Healthy living centres provide a powerful opportunity to improve the health of people of all ages, complementing existing services and reaching out to those who have been deprived of opportunities for better health. They will stimulate a range of additional services dealing with, for instance, stress management, healthy eating and drug and alcohol recovery, side by side with mainstream services and providing advice, self-help groups and opportunities for physical activity. Healthy living centres are an inspired choice for a share of the first tranche of money from the New Opportunities Fund, and I am not surprised that more than 96 per cent. of respondents supported them.

I especially welcome the commitment that, while there will be quality standards, there will be no central blueprint for projects. Healthy living centre schemes should come from within a community. They should be put together by those who will use the services—by the social entrepreneurs who exist in many communities, whose ideas have been ignored too often in the past by bureaucracies and professionals who believed that they knew best.

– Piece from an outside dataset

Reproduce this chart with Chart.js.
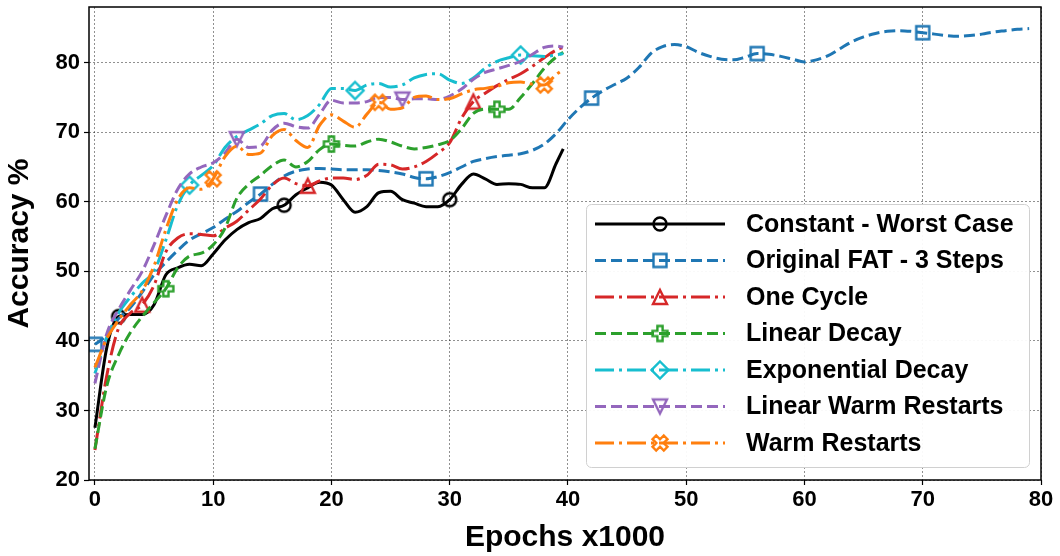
<!DOCTYPE html>
<html>
<head>
<meta charset="utf-8">
<script src="https://cdn.jsdelivr.net/npm/chart.js@4.4.1/dist/chart.umd.min.js"></script>
<style>
  html, body { margin: 0; padding: 0; background: #fff; }
  #wrap { width: 1060px; height: 556px; position: relative; }
</style>
</head>
<body>
<div id="wrap"><canvas id="accChart"></canvas></div>
<script>
// epochs (x1000) for the 40k runs, and for the long FAT run
const EPOCHS = [0, 1, 2, 3, 4, 5, 6, 7, 8, 9, 10, 11, 12, 13, 14, 15, 16, 17, 18, 19,
  20, 21, 22, 23, 24, 25, 26, 27, 28, 29, 30, 31, 32, 33, 34, 35, 36, 37, 38, 39, 39.6];
const FAT_EPOCHS = [0, 1, 2, 3, 4, 5, 6, 7, 8, 9, 10, 11, 12, 13, 14, 15, 16, 17, 18, 19,
  20, 21, 22, 23, 24, 25, 26, 27, 28, 29, 30, 31, 32, 33, 34, 35, 36, 37, 38, 39,
  40, 41, 42, 43, 44, 45, 46, 47, 48, 49, 50, 51, 52, 53, 54, 55, 56, 57, 58, 59,
  60, 61, 62, 63, 64, 65, 66, 67, 68, 69, 70, 71, 72, 73, 74, 75, 76, 77, 78, 79];

const CONSTANT = [27.5, 39, 43.5, 43.8, 43.8, 45.2, 49.5, 50.5, 51, 50.8, 52.5, 54.5, 56, 57, 57.6, 59, 59.5, 61, 62, 62.8,
  62.4, 60.3, 58.5, 59.3, 61.3, 61.5, 60.3, 59.8, 59.3, 59.3, 60.3, 62.5, 64, 63.3, 62.5, 62.6, 62.5, 62, 62, 65.5, 67.6];
const FAT = [39.5, 40.8, 43.2, 44.8, 47, 49.5, 51.3, 53, 54.5, 55.4, 56.3, 57.5, 58.6, 59.9, 61.1, 62.5, 63.7, 64.4, 64.7, 64.8,
  64.7, 64.6, 64.6, 64.6, 64.5, 64.3, 64, 63.5, 63.3, 63.6, 64.2, 65, 65.8, 66.2, 66.5, 66.7, 66.9, 67.4, 68.3, 69.8,
  71.8, 73.5, 74.9, 76, 76.9, 77.8, 79.3, 81.3, 82.3, 82.6, 82.3, 81.5, 80.9, 80.5, 80.4, 80.8, 81.3, 81.2, 80.9, 80.5,
  80.1, 80.4, 81, 82, 83, 83.7, 84.2, 84.5, 84.6, 84.5, 84.3, 84.1, 83.9, 83.8, 83.9, 84.1, 84.4, 84.6, 84.8, 84.9];
const ONE_CYCLE = [24.3, 35, 41.8, 44, 45.2, 48, 52.8, 54.8, 55.4, 55.3, 55.1, 56.2, 57.2, 58.8, 60.4, 62.4, 63.4, 62.6, 62.3, 63,
  63.4, 63.4, 63.2, 63.8, 65.4, 65.3, 64.7, 65, 65.8, 67, 68.5, 72, 74.4, 75.6, 76.7, 77.6, 78.4, 79.5, 80.7, 81.8, 82.2];
const LINEAR_DECAY = [24.5, 33.5, 38, 41.2, 43.5, 45.5, 47.5, 50.5, 52.2, 52.6, 53.8, 56.2, 60.5, 62.5, 63.8, 65.2, 66, 65, 65.8, 67.5,
  68.3, 68.1, 68, 68.6, 69, 68.6, 68, 67.6, 67.8, 68.2, 68.8, 70.5, 72.7, 73.3, 73.3, 73.3, 75, 77, 79.2, 80.8, 81.5];
const EXP_DECAY = [35.3, 40.5, 44, 46.3, 48.3, 50, 54.5, 59.5, 62.4, 63.8, 65.2, 67.8, 69.4, 70.3, 71.2, 72.4, 72.7, 71.8, 72.4, 74,
  76.3, 76.3, 76, 76.8, 77, 76.5, 76.8, 77.8, 78.3, 78.4, 77.5, 77, 77.8, 79.2, 80.2, 80.7, 81.1, 81, 80.9, 81.1, 81.3];
const LIN_WARM_RESTARTS = [33.9, 41, 44.5, 47.3, 50, 53.8, 58, 61.8, 64, 65, 65.6, 67, 69, 67.8, 68, 70.3, 71.3, 70.8, 70.6, 72.6,
  74.6, 74.2, 74.2, 74.4, 75, 75, 74.7, 74.8, 74.8, 74.7, 75.2, 76.2, 77.6, 78.6, 79.1, 79.6, 80.2, 81.2, 82.2, 82.4, 82.2];
const WARM_RESTARTS = [36.2, 40.3, 43, 45.2, 47.2, 50.8, 56, 60.3, 62, 61.8, 63.3, 66.5, 68, 66.8, 67, 69.5, 70.4, 68.8, 67.8, 71,
  72.5, 71.6, 70.7, 72.6, 74.3, 73.3, 73.5, 75, 75.2, 74.7, 74.8, 75.5, 76.1, 76.3, 76.6, 77.1, 77.2, 76.9, 76.8, 78.3, 79];

const Y_TICKS = [20, 30, 40, 50, 60, 70, 80];
const X_TICKS = [0, 10, 20, 30, 40, 50, 60, 70, 80];

const DASHED = [11, 5];
const DASHDOT = [19, 5, 3, 5];
const FONT = '"Liberation Sans", Arial, Helvetica, sans-serif';

// hollow matplotlib-like markers drawn on small canvases
function makeMarker(shape, color) {
  const c = document.createElement('canvas');
  c.width = 24; c.height = 24;
  const g = c.getContext('2d');
  g.translate(12, 12);
  g.strokeStyle = color;
  g.lineWidth = 2.4;
  g.beginPath();
  if (shape === 'circle') {
    g.arc(0, 0, 6.5, 0, Math.PI * 2);
  } else if (shape === 'square') {
    g.rect(-6.5, -6.5, 13, 13);
  } else if (shape === 'triUp') {
    g.moveTo(0, -7); g.lineTo(7, 7); g.lineTo(-7, 7); g.closePath();
  } else if (shape === 'triDown') {
    g.moveTo(0, 7); g.lineTo(7, -7); g.lineTo(-7, -7); g.closePath();
  } else if (shape === 'diamond') {
    g.moveTo(0, -8.5); g.lineTo(8.5, 0); g.lineTo(0, 8.5); g.lineTo(-8.5, 0); g.closePath();
  } else {
    if (shape === 'x') g.rotate(Math.PI / 4);
    const s = shape === 'x' ? 8 : 7.5, a = 2.6;
    const pts = [[-a, -s], [a, -s], [a, -a], [s, -a], [s, a], [a, a], [a, s], [-a, s], [-a, a], [-s, a], [-s, -a], [-a, -a]];
    pts.forEach((p, i) => i ? g.lineTo(p[0], p[1]) : g.moveTo(p[0], p[1]));
    g.closePath();
  }
  g.stroke();
  return c;
}

const SERIES = [
  { label: 'Constant - Worst Case', xs: EPOCHS, ys: CONSTANT, color: '#000000', dash: [], marker: 'circle', offset: 2 },
  { label: 'Original FAT - 3 Steps', xs: FAT_EPOCHS, ys: FAT, color: '#1f77b4', dash: DASHED, marker: 'square', offset: 0 },
  { label: 'One Cycle', xs: EPOCHS, ys: ONE_CYCLE, color: '#d62728', dash: DASHDOT, marker: 'triUp', offset: 4 },
  { label: 'Linear Decay', xs: EPOCHS, ys: LINEAR_DECAY, color: '#2ca02c', dash: DASHED, marker: 'plus', offset: 6 },
  { label: 'Exponential Decay', xs: EPOCHS, ys: EXP_DECAY, color: '#17becf', dash: DASHDOT, marker: 'diamond', offset: 8 },
  { label: 'Linear Warm Restarts', xs: EPOCHS, ys: LIN_WARM_RESTARTS, color: '#9467bd', dash: DASHED, marker: 'triDown', offset: 12 },
  { label: 'Warm Restarts', xs: EPOCHS, ys: WARM_RESTARTS, color: '#ff7f0e', dash: DASHDOT, marker: 'x', offset: 10 }
];
SERIES.forEach(s => { s.img = makeMarker(s.marker, s.color); });

const datasets = SERIES.map((s, i) => ({
  label: s.label,
  data: s.xs.map((x, j) => ({ x: x, y: s.ys[j] })),
  borderColor: s.color,
  borderWidth: 3,
  borderDash: s.dash,
  borderJoinStyle: 'round',
  cubicInterpolationMode: 'monotone',
  fill: false,
  pointStyle: s.img,
  // a marker every 14 points, starting at the series offset (not on the last point)
  pointRadius: ctx => (ctx.dataIndex >= s.offset && ctx.dataIndex < s.xs.length - 1 &&
    (ctx.dataIndex - s.offset) % 14 === 0) ? 7 : 0,
  pointHoverRadius: 0,
  order: SERIES.length - i
}));

// axes frame on all four sides
const frame = {
  id: 'frame',
  afterDraw(chart) {
    const { ctx, chartArea: a } = chart;
    ctx.save();
    ctx.strokeStyle = '#000';
    ctx.lineWidth = 1.5;
    ctx.setLineDash([]);
    ctx.strokeRect(a.left, a.top, a.right - a.left, a.bottom - a.top);
    ctx.restore();
  }
};

// matplotlib style legend box in the lower right
const legendBox = {
  id: 'legendBox',
  afterDatasetsDraw(chart) {
    const { ctx } = chart;
    const x0 = 586, y0 = 204, w = 443, h = 263;
    ctx.save();
    ctx.setLineDash([]);
    ctx.fillStyle = 'rgba(255,255,255,0.95)';
    ctx.strokeStyle = '#d0d0d0';
    ctx.lineWidth = 1;
    ctx.beginPath();
    ctx.roundRect(x0 + 0.5, y0 + 0.5, w, h, 5);
    ctx.fill();
    ctx.stroke();
    ctx.font = 'bold 25px ' + FONT;
    ctx.textBaseline = 'middle';
    SERIES.forEach((s, i) => {
      const y = 224 + i * 36.5;
      ctx.strokeStyle = s.color;
      ctx.lineWidth = 3;
      ctx.setLineDash(s.dash);
      ctx.beginPath();
      ctx.moveTo(595, y);
      ctx.lineTo(725, y);
      ctx.stroke();
      ctx.setLineDash([]);
      ctx.drawImage(s.img, 660 - s.img.width / 2, y - s.img.height / 2);
      ctx.fillStyle = '#000';
      ctx.fillText(s.label, 746, y + 1);
    });
    ctx.restore();
  }
};

Chart.defaults.color = '#000';
Chart.defaults.font.family = FONT;

const gridOpts = { color: 'rgba(0,0,0,0.55)', lineWidth: 0.8, tickColor: '#000', tickLength: 5, tickWidth: 1.2, tickBorderDash: [] };

new Chart(document.getElementById('accChart').getContext('2d'), {
  type: 'line',
  data: { datasets: datasets },
  options: {
    responsive: true,
    maintainAspectRatio: false,
    animation: false,
    layout: { autoPadding: false, padding: { top: 7, right: 19, left: 0, bottom: 0 } },
    plugins: { legend: { display: false }, tooltip: { enabled: false } },
    scales: {
      x: {
        type: 'linear',
        min: -0.5,
        max: 80,
        afterBuildTicks: scale => { scale.ticks = X_TICKS.map(v => ({ value: v })); },
        afterFit: scale => { scale.height = 76; scale.paddingLeft = 0; scale.paddingRight = 0; },
        ticks: { font: { size: 22, weight: 'bold' }, padding: 2, maxRotation: 0 },
        grid: gridOpts,
        border: { display: false, dash: [2, 2] },
        title: { display: true, text: 'Epochs x1000', font: { size: 30, weight: 'bold' }, padding: { top: 0, bottom: 0 } }
      },
      y: {
        min: 20,
        max: 88,
        afterBuildTicks: scale => { scale.ticks = Y_TICKS.map(v => ({ value: v })); },
        afterFit: scale => { scale.width = 89; scale.paddingTop = 0; scale.paddingBottom = 0; },
        ticks: { font: { size: 22, weight: 'bold' }, padding: 4 },
        grid: gridOpts,
        border: { display: false, dash: [2, 2] },
        title: { display: true, text: 'Accuracy %', font: { size: 30, weight: 'bold' }, padding: { top: 2, bottom: 0 } }
      }
    }
  },
  plugins: [legendBox, frame]
});
</script>
</body>
</html>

Healthy living centres must be high-class holistic partnerships, involving health professions and the local community, delivering services—perhaps with education and sporting bodies—in new and innovative ways. Their philosophy should encourage people to take responsibility for their personal physical and mental well-being.

There are already isolated examples of services that could provide models for healthy living centres. Later this month, the Peckham Pulse centre will open—an initiative bringing together the local community, some health services and some sporting facilities in a single high-quality modern centre. New sporting facilities will be "moulded in" with high-quality consulting rooms, a cafe, a fully staffed children's play area and meeting rooms for the local community.

The centre will bring together sport and health in a way that will not be off-putting, catering for those who—like many of us present tonight—may not yet be high-class performance athletes, and delivering improvements in the health of all people, whatever their capacity, and however fit they are.

I pay tribute to all those involved in the Bromley-by-Bow centre in Tower Hamlets, which I was privileged to visit recently. Creative arts projects and football teams stand side by side with community care projects and a community cafe. They are fully integrated with a health care centre and numerous religious organisations, not to mention an environmental project that is transforming the previously dilapidated local park. It is run by the community, pulling together statutory and non-statutory services. It was provided because the community wanted those services, and it is transforming the expectations of young and old alike.

The funding for out-of-hours schools-based activity is also welcome, as some of my hon. Friends have said. In my constituency, only a few schools have been able to establish some effective after-school provision so far. Pinner Wood first and middle schools in the north and Welldon Park first and middle schools in the south provide excellent out-of-school clubs, offering a wide range of activities to diverse groups of pupils. The Pinner Wood club has been so successful that it now has a growing waiting list. Welldon Park's list is also growing, and I was delighted to attend its very successful end-of-term entertainment last week.

I emphasise, however, that those two clubs are isolated examples. Many other schools and parents look on enviously. After-school clubs offer an excellent opportunity to combine child care with further education and play opportunities, enhancing children's social, intellectual and emotional development. They, too, are highly desirable projects, complementary to the core education provision in schools. The start-up money from the New Opportunities Fund will help to spread the excellent practice that exists in clubs such as those in my constituency.

Another interesting and welcome aspect of the Bill is the establishment of the National Endowment for Science, Technology and the Arts. One of the successes of the lottery to date has been the lottery sports fund's championing and funding of our own world-class performance athletes. We need a similar fund that can champion the talented in the creative, scientific and technological worlds. It is little short of a scandal that, partly because of the absence of such a fund, other countries have had to step in to develop into commercially successful projects the ideas, inventions and new products of our science community.